President Donald Trump was the final speaker at Charlie Kirk’s memorial service, capping off six hours of an intensely evangelical, borderline nationalist Christian revival. He entered with the biggest pyrotechnics of the day while Lee Greenwood himself serenaded him live with “God Bless the USA.” And the moment he began to speak, I noticed something odd: people were already streaming toward the exits.
It was curious, for up until that point, the crowd of 70,000, packed to the gills of the State Farm Stadium in Arizona, had been completely enraptured. Trump had followed pastors who’d spoken about Kirk’s faith, influencers who’d exhorted the audience to put on the “armor of God” to fight the left, politicians who’d called him a “warrior,” and conservative intellectuals who’d called Kirk’s death a flashpoint for Western civilization. He’d followed Kirk’s friends and colleagues, who spoke movingly of Kirk’s beliefs and politics. “He always wanted to figure out how to bring the Holy Spirit to a Trump rally,” said Tyler Bowyer, the COO of Turning Point USA, which is the student youth group that helped deliver the White House to Trump. And he was right after Erika Kirk, his grief-stricken widow and the new CEO of TPUSA, who brought the crowd to its feet when she said that she forgave her husband’s killer.
But as more and more people got out of their seats — they wouldn’t be able to get back into the stadium due to security protocols, and they clearly didn’t care about that, they just wanted to beat traffic — Trump dropped a bomb that obliterated the presence of the Holy Spirit. “He did not hate his opponents. He wanted the best for them. But I disagree with Charlie,” he smirked. “I hate my opponent, and I don’t want the best for them.” Apparently, forgiveness is an absolutely foreign concept to the MAGA mindset, even for ones who claim to be Christian.

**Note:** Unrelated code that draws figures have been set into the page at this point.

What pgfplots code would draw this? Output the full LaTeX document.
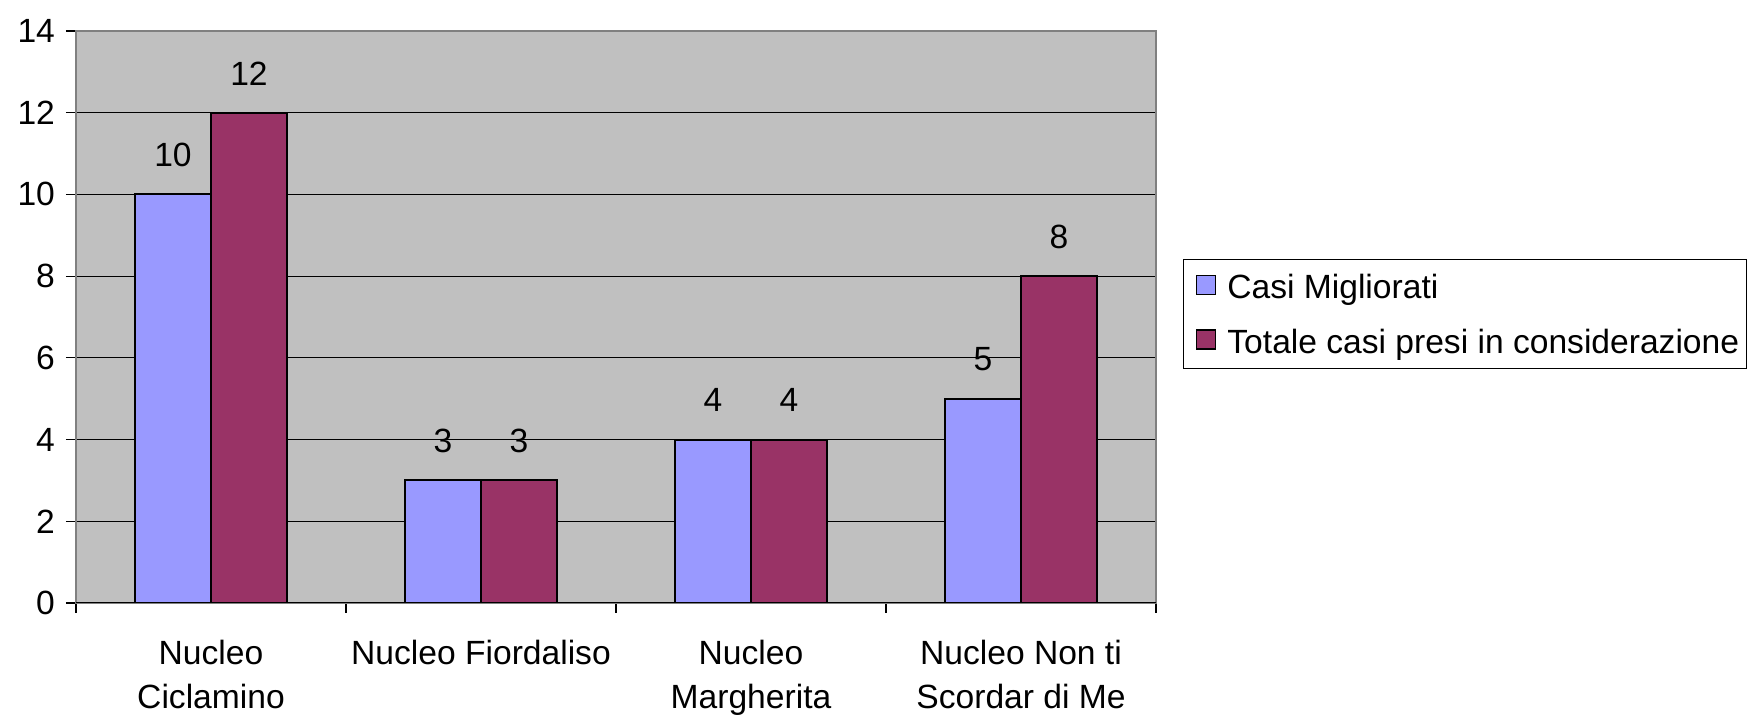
\documentclass[border=0pt]{standalone}
\usepackage{fontspec}
\setmainfont{Liberation Sans}
\usepackage{pgfplots}
\pgfplotsset{compat=1.18}
\definecolor{cBlue}{HTML}{9999FF}
\definecolor{cRed}{HTML}{993366}
\definecolor{cBack}{HTML}{C0C0C0}
\pgfplotsset{
  sqlegend/.style={legend image code/.code={\path[draw=none,fill=none] (0pt,0pt) -- (12.5pt,0pt);\draw[##1,line width=0.8pt] (3pt,-3.9pt) rectangle (12.5pt,5.6pt);}}
}
\begin{document}
\begin{tikzpicture}
\useasboundingbox (0,0) rectangle (875.5pt,357.5pt);
\begin{axis}[
  at={(38pt,56pt)}, anchor=south west,
  scale only axis, width=540pt, height=286pt,
  ybar=0pt, bar width=38pt,
  xmin=-0.5, xmax=3.5, ymin=0, ymax=14,
  ytick={0,2,...,14},
  xtick={0,1,2,3},
  xticklabels={{Nucleo\\Ciclamino},{Nucleo Fiordaliso},{Nucleo\\Margherita},{Nucleo Non ti\\Scordar di Me}},
  minor xtick={-0.5,0.5,1.5,2.5,3.5},
  major x tick style={draw=none},
  xtick pos=bottom, ytick pos=left,
  tick align=outside,
  major tick length=5pt, minor tick length=5pt,
  tick style={black, line width=0.6pt},
  ymajorgrids, major grid style={black, line width=0.6pt},
  axis background/.style={fill=cBack},
  axis line style={draw=gray, line width=0.8pt},
  /pgf/number format/assume math mode=true,
  font=\fontsize{16.8}{20}\selectfont,
  yticklabel style={font=\fontsize{16.8}{20}\selectfont, xshift=-2pt},
  xticklabel style={font=\fontsize{16.8}{22}\selectfont, align=center, yshift=-10pt},
  nodes near coords,
  every node near coord/.append style={font=\fontsize{16.8}{20}\selectfont, black, yshift=10pt},
  legend style={at={(1,0.6014)}, anchor=north west, xshift=13.5pt,
    draw=black, line width=0.6pt, font=\fontsize{16.8}{20}\selectfont,
    inner xsep=3.5pt, inner ysep=7.5pt, row sep=14.9pt,
    nodes={inner sep=0pt, text height=12.2pt, text depth=0pt},
    /tikz/every odd column/.append style={column sep=5.5pt}},
  legend cell align=left,
]
\addplot[fill=cBlue, draw=black, line width=1pt, sqlegend] coordinates {(0,10) (1,3) (2,4) (3,5)};
\addplot[fill=cRed, draw=black, line width=1pt, sqlegend] coordinates {(0,12) (1,3) (2,4) (3,8)};
\legend{Casi Migliorati, Totale casi presi in considerazione}
\draw[black, line width=0.8pt] (rel axis cs:0,0) -- (rel axis cs:1,0);
\end{axis}
\end{tikzpicture}
\end{document}
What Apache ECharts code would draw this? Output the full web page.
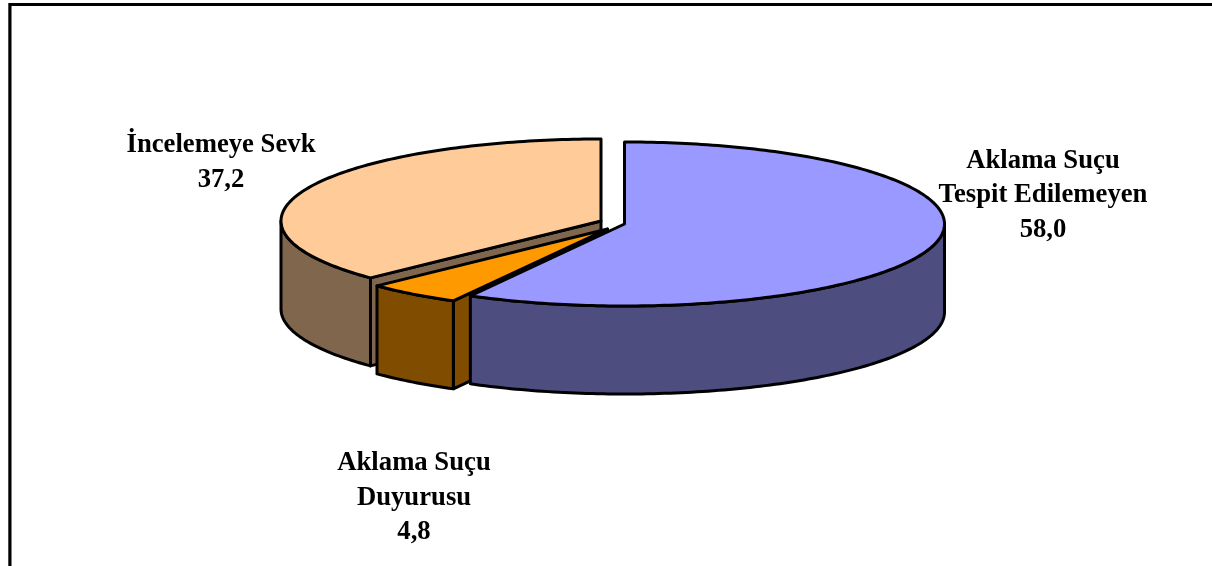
<!DOCTYPE html>
<html>
<head>
<meta charset="utf-8">
<style>html,body{margin:0;padding:0;background:#fff;overflow:hidden}#c{width:1212px;height:566px}</style>
<script src="https://cdn.jsdelivr.net/npm/echarts@6/dist/echarts.min.js"></script>
</head>
<body>
<div id="c"></div>
<script>
// Data, in the pie's clockwise order from 12 o'clock
const categories = ['Aklama Suçu\nTespit Edilemeyen', 'Aklama Suçu\nDuyurusu', 'İncelemeye Sevk'];
const values = [58.0, 4.8, 37.2];
const topColors = ['#9999FF', '#FF9900', '#FFCC99'];
const wallColors = ['#4D4D80', '#804D00', '#80664D'];

// Layout of the tilted pie (pixels)
const apexX = [624.5, 607.5, 601];
const apexY = [224, 229, 221];
const labelX = [1043, 414, 221];
const labelY = [195.5, 498, 162.5];
const radiusX = 320, radiusY = 82, depth = 88;
const paintOrder = [2, 1, 0];   // back to front

const total = values.reduce((a, b) => a + b, 0);
const startDeg = [];
values.reduce((acc, v, i) => { startDeg[i] = acc; return acc + v / total * 360; }, 0);

function rimPoint(i, deg, drop) {
  const r = deg * Math.PI / 180;
  return [apexX[i] + radiusX * Math.sin(r), apexY[i] - radiusY * Math.cos(r) + (drop || 0)];
}
function rimArc(i, from, to, drop) {
  const n = Math.max(2, Math.ceil(Math.abs(to - from)));
  const pts = [];
  for (let k = 0; k <= n; k++) pts.push(rimPoint(i, from + (to - from) * k / n, drop));
  return pts;
}
const lineStyle = { stroke: '#000', lineWidth: 3, lineJoin: 'round' };

function renderSlice(params) {
  const i = paintOrder[params.dataIndex];
  const from = startDeg[i], to = from + values[i] / total * 360;
  const children = [];
  const add = (pts, fill) => children.push({
    type: 'polygon', shape: { points: pts }, style: Object.assign({ fill }, lineStyle)
  });
  const apex = [apexX[i], apexY[i]], apexLow = [apexX[i], apexY[i] + depth];

  // Cut faces that look toward the viewer
  if (i === 2) add([apex, rimPoint(i, from), rimPoint(i, from, depth), apexLow], wallColors[i]);
  if (i === 1) add([apex, rimPoint(i, from), rimPoint(i, from, depth), apexLow], wallColors[i]);

  // Outer wall: only the front half of the rim
  const a = Math.max(from, 90), b = Math.min(to, 270);
  if (b > a) add(rimArc(i, a, b, 0).concat(rimArc(i, b, a, depth)), wallColors[i]);

  // Top face
  add([apex].concat(rimArc(i, from, to, 0)), topColors[i]);

  // Label
  children.push({
    type: 'text', z2: 50,
    style: {
      text: categories[i] + '\n' + values[i].toFixed(1).replace('.', ','),
      x: labelX[i], y: labelY[i], align: 'center', verticalAlign: 'middle',
      fill: '#000', lineHeight: 34.5,
      font: 'bold 26.7px "Liberation Serif", "Times New Roman", serif'
    }
  });
  return { type: 'group', children };
}

const chart = echarts.init(document.getElementById('c'), null, { renderer: 'canvas' });
chart.setOption({
  animation: false,
  backgroundColor: '#fff',
  graphic: [{
    type: 'polyline', silent: true,
    shape: { points: [[9.9, 566], [9.9, 4.5], [1212, 4.5]] },
    style: { stroke: '#000', lineWidth: 3.2, fill: null }
  }],
  series: [{
    type: 'custom',
    coordinateSystem: 'none',
    silent: true,
    renderItem: renderSlice,
    data: paintOrder.map(i => ({ name: categories[i], value: values[i] }))
  }]
});
</script>
</body>
</html>
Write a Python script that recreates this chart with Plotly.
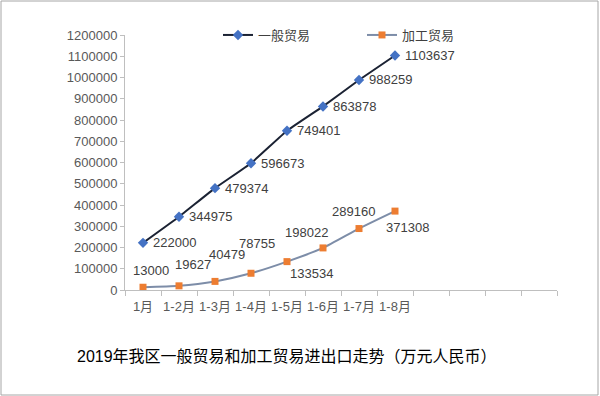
import plotly.graph_objects as go

months = ["1月", "1-2月", "1-3月", "1-4月", "1-5月", "1-6月", "1-7月", "1-8月"]
blank_cats = [" ", "  ", "   ", "    "]
general = [222000, 344975, 479374, 596673, 749401, 863878, 988259, 1103637]
processing = [13000, 19627, 40479, 78755, 133534, 198022, 289160, 371308]
y_ticks = list(range(0, 1200001, 100000))

# label offsets (style): pixels
proc_dx = [8, 14, 12, 6, 24, -17, -6, 12]
proc_dy = [17, 21, 27, 30, -12, 15, 17, -16]

FONT = "Liberation Sans, Noto Sans CJK SC, sans-serif"
L, R, T, B = 125, 43, 35, 106
W, H = 600, 396
pw, ph = W - L - R, H - T - B

fig = go.Figure()
fig.add_trace(go.Scatter(
    x=months, y=general, name="一般贸易", mode="lines+markers",
    line=dict(color="#1B2233", width=2, shape="spline", smoothing=0.3),
    marker=dict(symbol="diamond", size=8, color="#4472C4"),
))
fig.add_trace(go.Scatter(
    x=months, y=processing, name="加工贸易", mode="lines+markers",
    line=dict(color="#7D8DA8", width=2, shape="spline", smoothing=0.6),
    marker=dict(symbol="square", size=7, color="#ED7D31"),
))

anns = []
for m, v in zip(months, general):
    anns.append(dict(x=m, y=v, xref="x", yref="y", text=str(v), showarrow=False,
                     xanchor="left", yanchor="middle", xshift=8,
                     font=dict(family=FONT, size=13, color="#404040")))
for m, v, dx, dy in zip(months, processing, proc_dx, proc_dy):
    anns.append(dict(x=m, y=v, xref="x", yref="y", text=str(v), showarrow=False,
                     xanchor="center", yanchor="middle", xshift=dx, yshift=dy,
                     font=dict(family=FONT, size=13, color="#404040")))
anns.append(dict(x=(287 - L) / pw, y=(T + ph - 356) / ph, xref="paper", yref="paper",
                 text="2019年我区一般贸易和加工贸易进出口走势（万元人民币）",
                 showarrow=False, xanchor="center", yanchor="middle",
                 font=dict(family=FONT, size=16, color="#000000")))

fig.update_layout(
    width=W, height=H, margin=dict(l=L, r=R, t=T, b=B, autoexpand=False),
    paper_bgcolor="white", plot_bgcolor="white",
    font=dict(family=FONT, size=13, color="#595959"),
    showlegend=True,
    legend=dict(orientation="h", x=(218 - L) / pw, xanchor="left", y=1, yanchor="middle",
                entrywidth=99, font=dict(family=FONT, size=13, color="#404040"),
                bgcolor="rgba(0,0,0,0)"),
    annotations=anns,
    shapes=[dict(type="rect", xref="paper", yref="paper",
                 x0=(1 - L) / pw, x1=(598 - L) / pw,
                 y0=(T + ph - 395) / ph, y1=(T + ph - 1) / ph,
                 line=dict(color="#A6A6A6", width=1), fillcolor="rgba(0,0,0,0)", layer="below")],
    xaxis=dict(type="category", categoryorder="array", categoryarray=months + blank_cats,
               range=[-0.5, len(months) + len(blank_cats) - 0.5],
               showline=True, linecolor="#BFBFBF", linewidth=1,
               ticks="outside", tickson="boundaries", ticklen=5, tickcolor="#BFBFBF",
               ticklabelstandoff=4,
               showgrid=False, zeroline=False, fixedrange=True, tickangle=0, automargin=False,
               tickfont=dict(family=FONT, size=13, color="#595959")),
    yaxis=dict(range=[0, 1200000], tickvals=y_ticks, ticktext=[str(t) for t in y_ticks],
               showline=True, linecolor="#BFBFBF", linewidth=1,
               ticks="outside", ticklen=4, tickcolor="#BFBFBF", automargin=False,
               showgrid=False, zeroline=False, fixedrange=True,
               tickfont=dict(family=FONT, size=13, color="#595959")),
)

fig.write_html("out.html", config={"displayModeBar": False},
               post_script="document.body.style.margin='0';document.body.style.overflow='hidden';")
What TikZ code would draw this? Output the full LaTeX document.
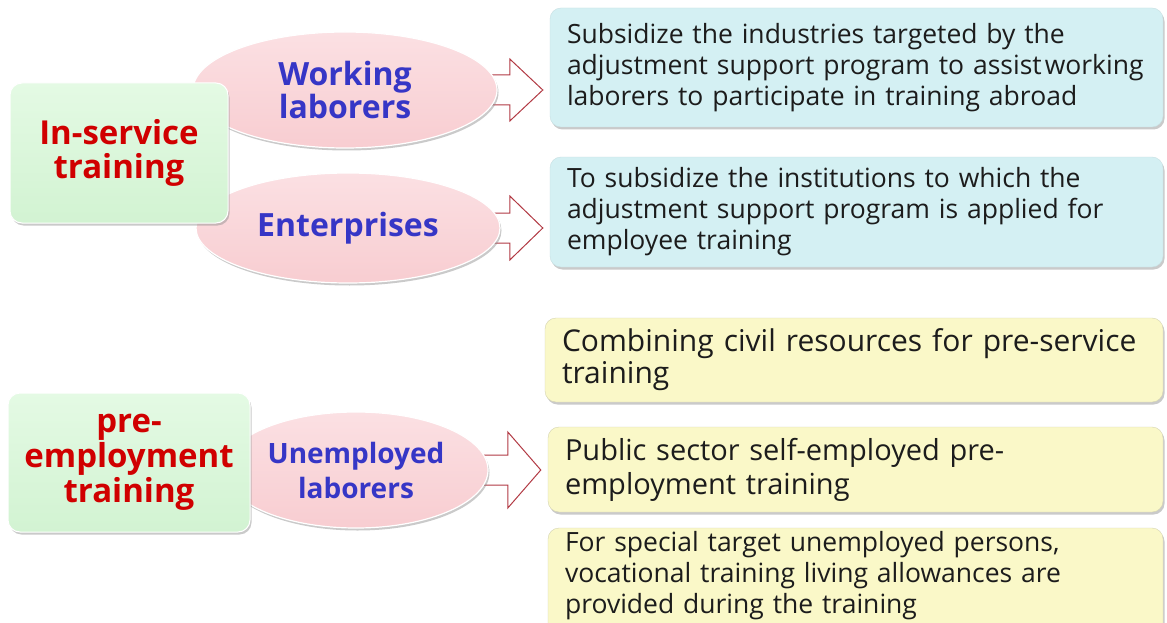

After Erika Kirk’s message of forgiveness, Trump’s hatred was jarring — for me, for the journalists that I was texting who’d covered Trumpworld for years, and for the remaining crowd, who also started standing up to leave. “I’m sorry. I am sorry,” Trump continued, not looking sorry at all. “Erika can talk to me, and they hope that maybe they can convince me that that’s not right, but I can’t stand my opponent.”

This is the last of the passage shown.